What Does Brexit Mean For The Fine Wine Market?

14/01/2021

Justin Knock, Oeno’s Chief Wine Analyst and a Master of Wine, gives an update on the implications of Brexit for the fine wine market.

«The worst fears of the UK wine trade have been averted with the signing of the Brexit deal on Christmas Eve. Yet while importers and traders are relieved with the outcome there is no doubt wine movements between the UK and the EU have become more complicated, and there will be a slow period of adjustment to the new rules. But it could have be much more difficult without a deal in place.

The best news is that the implementation of VI-1 certification has been avoided. The VI-1 is a standard form certifying origin for non-EU wines arriving in the EU, and must include analytical data from lab analysis of each product. It’s estimated that through paperwork and analysis costs each VI-1 would add 300-400 euros in cost to every single EU shipment into the UK. With around 250,000 movements per year this would be a significant barrier to trade and a huge additional cost to producers with no tangible benefit for importers or consumers.

The impact would have been acutely felt on small lots and fine wine, where the cost is spread over a smaller quantity sometimes only a few cases at a time. This would dramatically increase on-shelf prices for fine wine but have almost no impact on supermarket wine.

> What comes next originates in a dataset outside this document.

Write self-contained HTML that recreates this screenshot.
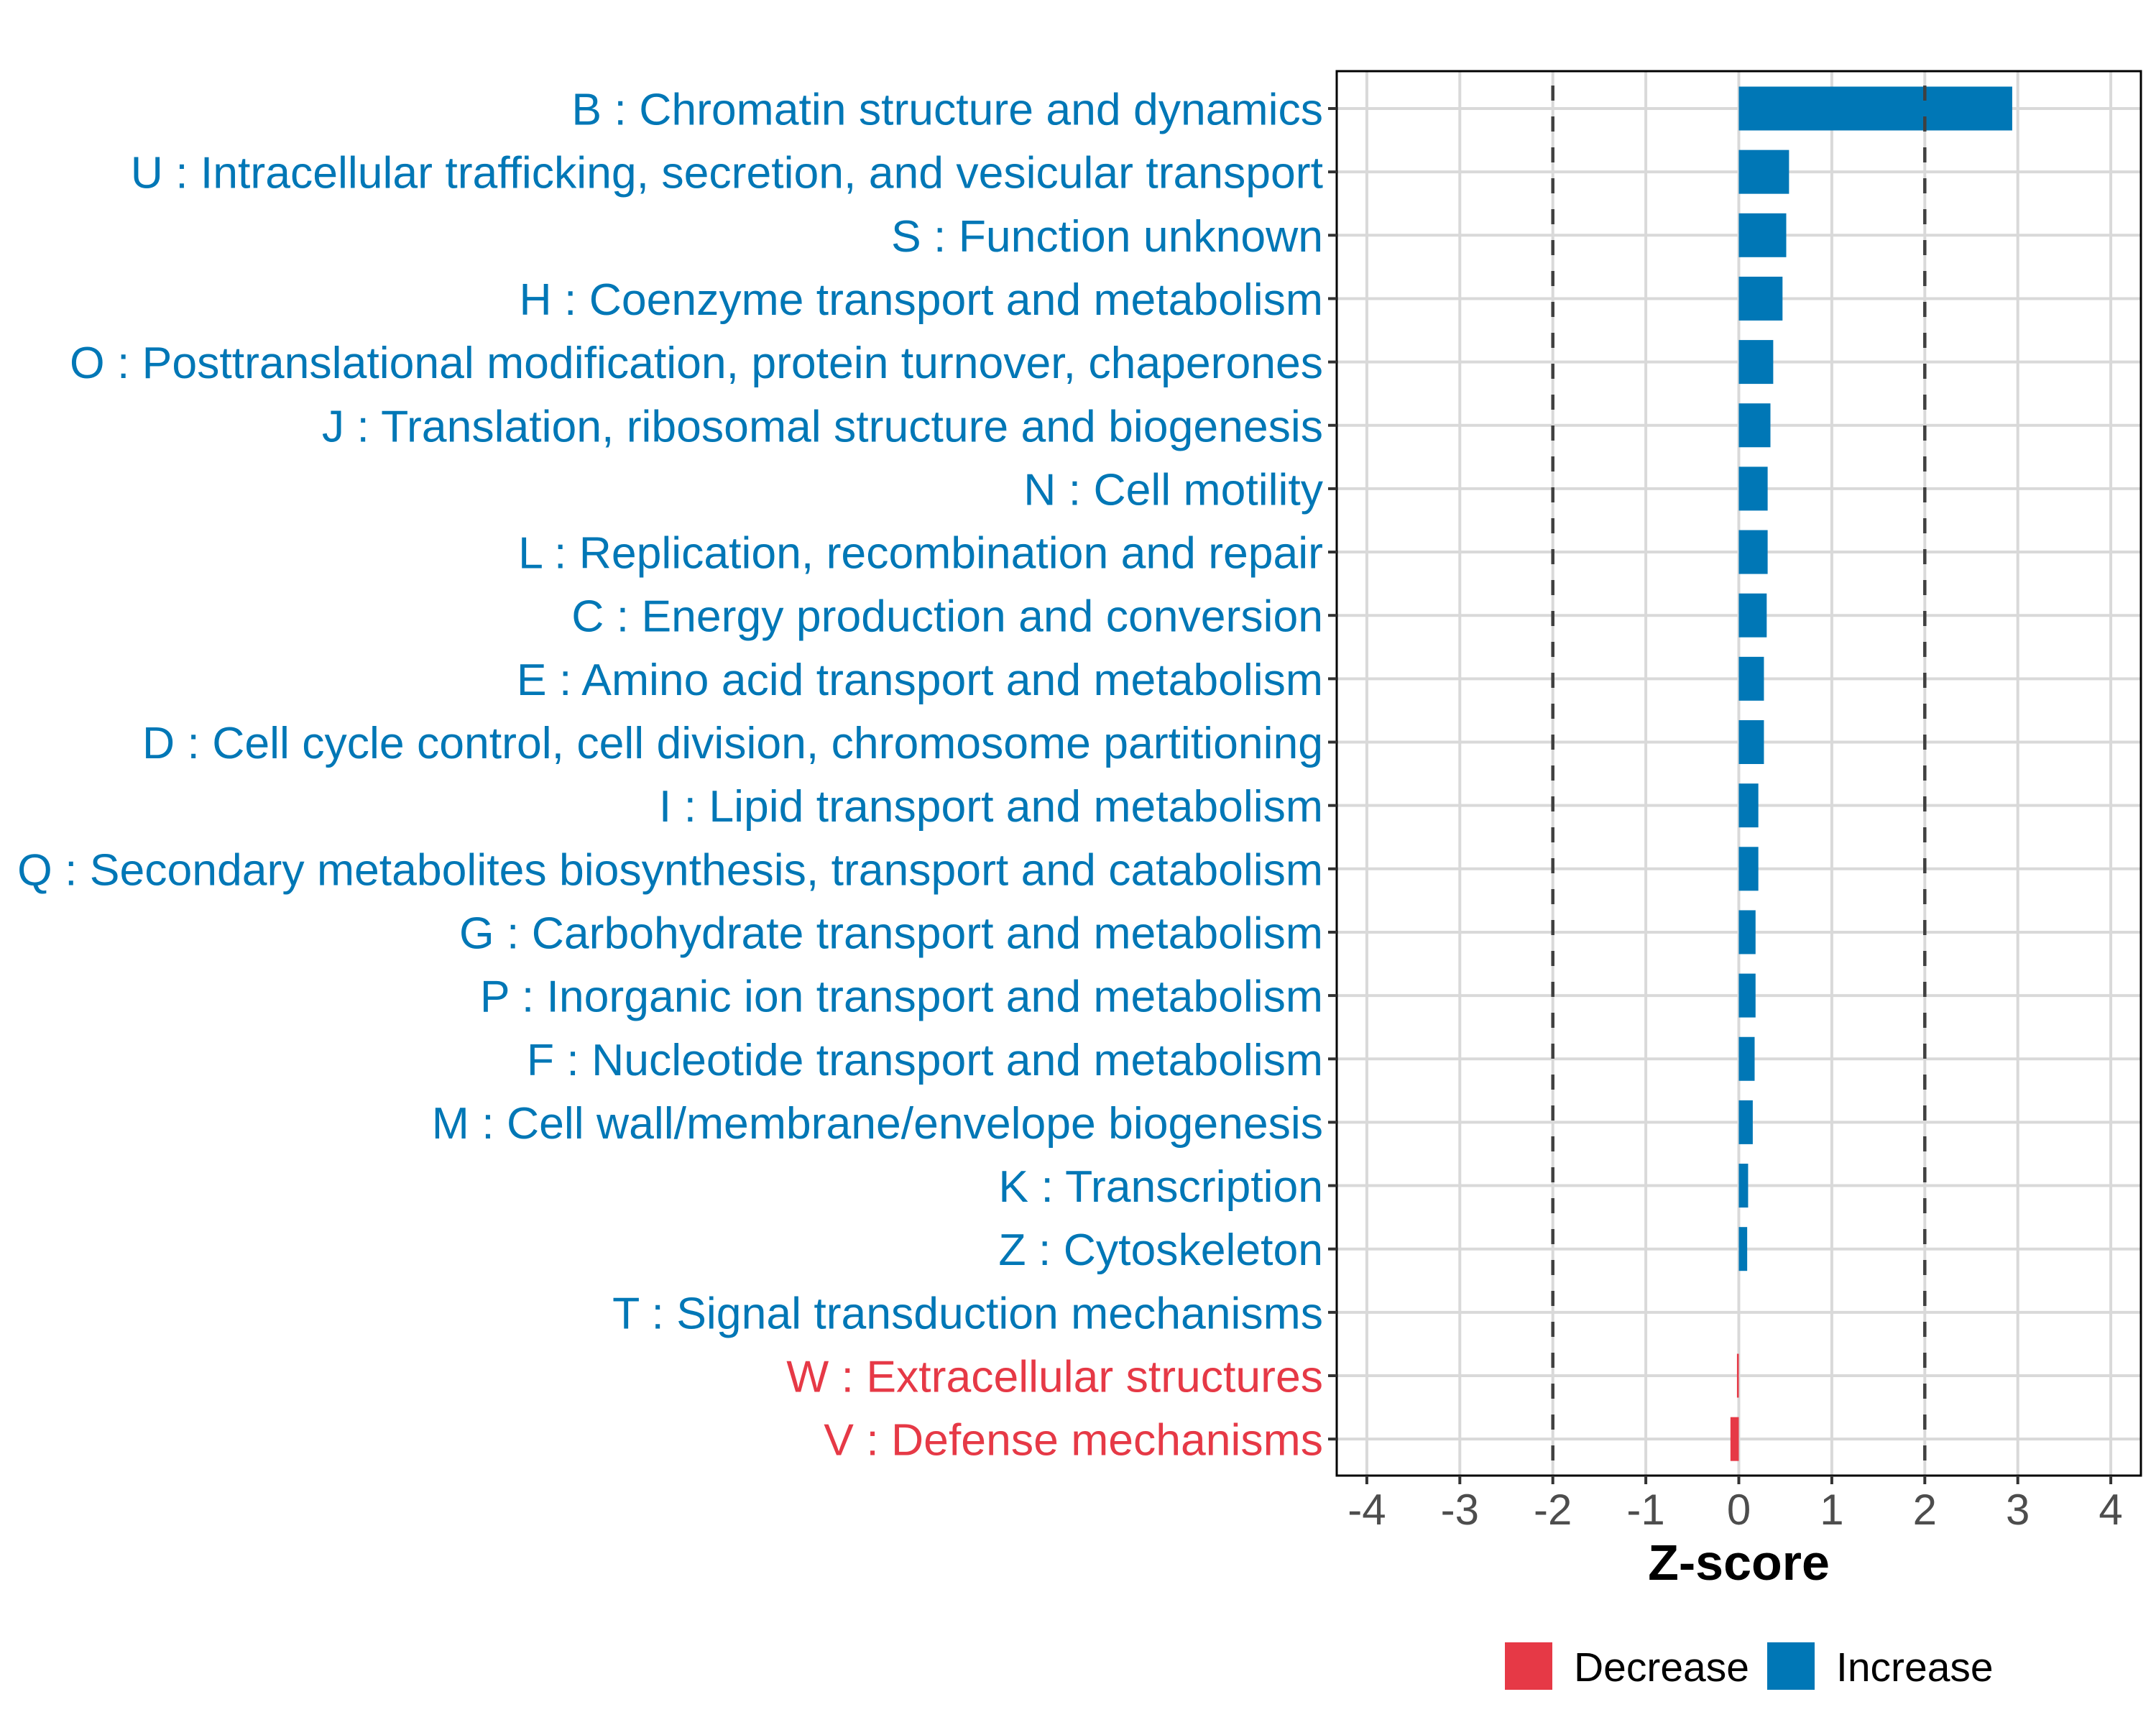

Fine wine outcomes could have been potentially even worse. Lab analysis for alcohol, pH and acidity requires destructive sampling, so if you were, for example, shipping 6 bottles of Armand Rousseau Chambertin to the UK, one bottle would be destroyed to generate the analysis data for the VI-1. This would be required for every single shipment, regardless of whether that exact wine had been shipped previously with a VI-1 certificate. The implication is that many small producers would simply refuse to supply the UK, or the cost of fine wine would increase dramatically.

But EU producers do not get off for free. Wines still require certification authenticating origin, which the producer can complete themselves. This is additional paperwork, but not a deal-breaker to trade. So while producers from the EU breathe a sigh of relief, it’s believed that the New World producers (which includes Australia, the US, Chile, South Africa, New Zealand and Argentina) who already comply with VI-1 certification requirements would have the most to benefit from a more level playing field with the EU.

A further boost is that VAT deferment in EU imported wine remains in place, so long as the wine is delivered into a bonded warehouse. If this had not been rolled over the cash flow blow against wine importers would have been sufficient to push many into insolvency or at best, struggle to adjust to the new terms.

In many other areas it’s still too early to know what the impacts will be. It’s believed that samples arriving into the UK for Burgundy En-Primeur tastings this month, will, for example, now incur duty costs of £2.23 per bottle whereas previously there would be no charge. Given the huge number of cuvees Burgundy producers make this can easily be a new bill for thousands of pounds for importers.

Other impacts will simply take time to ascertain. A great majority of importers, at least those not crippled by COVID, have beaten the Brexit deadline by importing several months of additional stock and are capable of operating without EU shipments for at least the first quarter. Some of these are running test-shipments, without needing the stock, to determine how the new customs clearance processes will work.

Overall we know that things are not simpler. Costs will inevitably rise and it’s to be determined whether this will be absorbed by the trade or passed on to the consumer. Longer term the strength of sterling will be a bigger determinant of whether UK prices rise or fall. And regardless of the barriers that eventuate (or not) this year, the new deal contains plenty of break clauses and opportunities to apply tariffs, just as it does for other imported goods. And the whole deal is up for renegotiation in just three years. Just like nature, the wine trade is going to have to adapt to the new environmental conditions to survive.»